I’ve been hearing a lot about the federal government’s new program, where new home buyers can get an interest-free loan to beef up their down payment that sure will help people get into the housing market. I want to learn more about this program. So I’m taking SeeWhy’s “Uber Challenge”. I’m going to order an Uber, start the video on SeeWhy’s YouTube channel, and see if they can explain it to me before my ride arrives.
The lack of affordable housing in much of Canada has been a hot topic for many years. It seems whether you’re in the market to buy or rent the costs keep going up at an alarming rate. Governments are trying to solve this issue, but it’s a really tough nut to crack. There’s a figurative tug of war between people who want housing prices to fall, like those trying to get into the market, and those that don’t – like people who already own real estate. I’m going to discuss the government’s new “first-time home-buyer incentive program”. Whenever I come across an article on this program it tends to focus on the interest-free loan aspect, which is great, but there’s another side of the coin that doesn’t get too much attention. So we’re going to discuss both.
To help people get into the real estate market the government has introduced the first-time home-buyer incentive (FTHBI). Under this plan, the government will lend money interest-free to a qualified first-time home-buyer, which increases the total down payment. This lowers the amount that has to be financed through a lending institution, which ultimately results in a lower monthly payment. Let’s look at an example together.
Paul is purchasing a home for $100,000. Now you’re probably thinking, where can I buy a home for a $100,000? I get that, but I want to use simple, easy to understand numbers. Paul saved hard and has a 5% down payment. Let’s assume he pays a CMHC fee in cash, so that it’s not added to the mortgage, and we’ll take a look at his mortgage payment into scenarios.
- If he is putting just the 5% down that he has of his own money.
- If he is putting 5% of his own money down, plus a 5% interest free equity loan from the government.
Let’s look at scenario 1, where he’s putting down a down payment of only 5%. A 5% down payment on $100,000 means he’s putting $5,000 down. Therefore his mortgage will be for $95,000 (again, assuming he pays a CMHC premium in cash). Now assuming a 3% interest rate and 25-year amortization, his payment would be $449.58. Remember that number.

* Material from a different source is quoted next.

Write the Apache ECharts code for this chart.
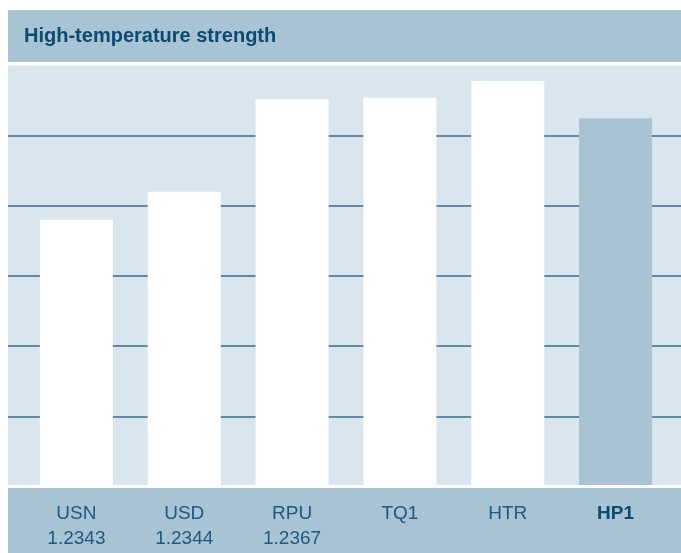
<!DOCTYPE html>
<html>
<head>
<meta charset="utf-8">
<script src="https://cdn.jsdelivr.net/npm/echarts@6/dist/echarts.min.js"></script>
<style>
  html, body { margin: 0; padding: 0; background: #fff; }
  #chart { width: 681px; height: 553px; }
</style>
</head>
<body>
<div id="chart"></div>
<script>
// data
const categories = ['USN', 'USD', 'RPU', 'TQ1', 'HTR', 'HP1']
const subLabels = ['1.2343', '1.2344', '1.2367', '', '', '']
const strength = [3.80, 4.20, 5.52, 5.54, 5.78, 5.25]
const highlight = 'HP1'

const band = '#a7c3d4'
const plotBg = '#dae6ee'
const textDark = '#0c4a6f'

const chart = echarts.init(document.getElementById('chart'))

chart.setOption({
  animation: false,
  textStyle: { fontFamily: 'Liberation Sans, Arial, sans-serif' },
  graphic: [
    // title band
    { type: 'rect', z: -1, shape: { x: 8, y: 10, width: 673, height: 52 }, style: { fill: band } },
    { type: 'text', left: 24, top: 26, style: { text: 'High-temperature strength', fill: textDark, font: 'bold 20px "Liberation Sans", Arial, sans-serif' } },
    // label band under plot
    { type: 'rect', z: -1, shape: { x: 8, y: 488, width: 673, height: 65 }, style: { fill: band } },
    // white separator over bar feet
    { type: 'rect', z: 100, shape: { x: 8, y: 485, width: 673, height: 3 }, style: { fill: '#fff' } }
  ],
  grid: [
    // full width: background + gridlines
    { left: 8, right: 0, top: 65.5, bottom: 66.5, show: true, backgroundColor: plotBg, borderWidth: 0 },
    // bars
    { left: 22.5, right: 11.5, top: 65.5, bottom: 66.5 }
  ],
  xAxis: [
    { gridIndex: 0, type: 'value', show: false, min: 0, max: 1 },
    {
      gridIndex: 1,
      type: 'category',
      data: categories,
      axisLine: { show: false },
      axisTick: { show: false },
      axisLabel: {
        margin: 15,
        interval: 0,
        formatter: (v, i) => {
          const tag = v === highlight ? 'b' : 'a'
          return subLabels[i] ? `{${tag}|${v}}\n{a|${subLabels[i]}}` : `{${tag}|${v}}`
        },
        rich: {
          a: { fontSize: 19, lineHeight: 25, color: '#1c5a80', fontFamily: 'Liberation Sans' },
          b: { fontSize: 19, lineHeight: 25, color: textDark, fontWeight: 'bold', fontFamily: 'Liberation Sans' }
        }
      }
    }
  ],
  yAxis: [
    {
      gridIndex: 0,
      type: 'value',
      min: 0,
      max: 6,
      interval: 1,
      axisLine: { show: false },
      axisTick: { show: false },
      axisLabel: { show: false },
      splitLine: { show: true, showMinLine: false, showMaxLine: false, lineStyle: { color: '#3a6a8e', width: 1.5 } }
    },
    {
      gridIndex: 1,
      type: 'value',
      min: 0,
      max: 6,
      interval: 1,
      show: false,
      splitLine: { show: false }
    }
  ],
  series: [{
    type: 'bar',
    xAxisIndex: 1,
    yAxisIndex: 1,
    barWidth: 73,
    z: 5,
    data: strength.map((v, i) => ({
      value: v,
      itemStyle: { color: categories[i] === highlight ? band : '#ffffff' }
    }))
  }]
})
</script>
</body>
</html>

Now, scenario 1. A 10% down payment made up of his own 5% plus the 5% interest rate equity loan under the FTHMI program. Again, he has a 5% down payment, which is $5,000 and the government is also lending him $5,000 interest free. Therefore, his total down payment would be $10,000. This means his mortgage will be for $90,000 (again, assuming he pays a CMHC premium in cash). Assuming a 3% interest rate and 25-year amortization as we did before, his payment would be $425.92.
So under the shared equity mortgage, Paul’s monthly payment would be reduced by $23.66. As you can imagine, the payment difference becomes much larger when we talk about bigger, more realistic, mortgages. Sounds great so far, right? Especially if Paul wouldn’t have been able to buy the home at all without the help offered by the program. But there is a downside that buyers need to carefully consider. The government loan is interest free, which is awesome, but at what cost? In exchange for the interest free loan, the government takes an ownership stake in the home (also known as an equity position) and you have to pay the government back its fair share when you sell the home, or in 25 years, whichever comes first. When that happens, it’s based on the fair market value, not what the house was worth when you bought it.
So in our scenario, the government would have taken a 5% equity stake in Paul’s home. Let’s assume that Paul sells his home 20 years later for $200,000. The government has a 5% equity stake. So he would have to repay $10,000 ($200,000 x 5% = $10,000). And you will notice this is twice what he borrowed! The requirements to repay the government could become a real problem for Paul. For example, if he wants to upgrade to a larger home, he’ll likely have to pay thousands in realtor fees and repay the government $10,000 which will obviously reduce the equity that he could apply to his new purchase. Yes, of course the reverse is also true. If the home declines in value, the government would get less than it loaned, but it’s highly unlikely that home prices will fall over the long-term.
Finally, I want to remind you, this program is not available to everyone. Keep in mind, its purpose is to help someone get into the housing market. Therefore, to participate, the buyer must qualify as a first-time home-buyer and have a minimum of 5% down from their own resources. The government will then loan up to 5% for purchases of a resale home or 10% for new construction. Take note of one more thing – this results in a first mortgage with the primary lender and a second mortgage with the government, both of which are registered against the property. This could increase the home buyer’s legal fees upon closing.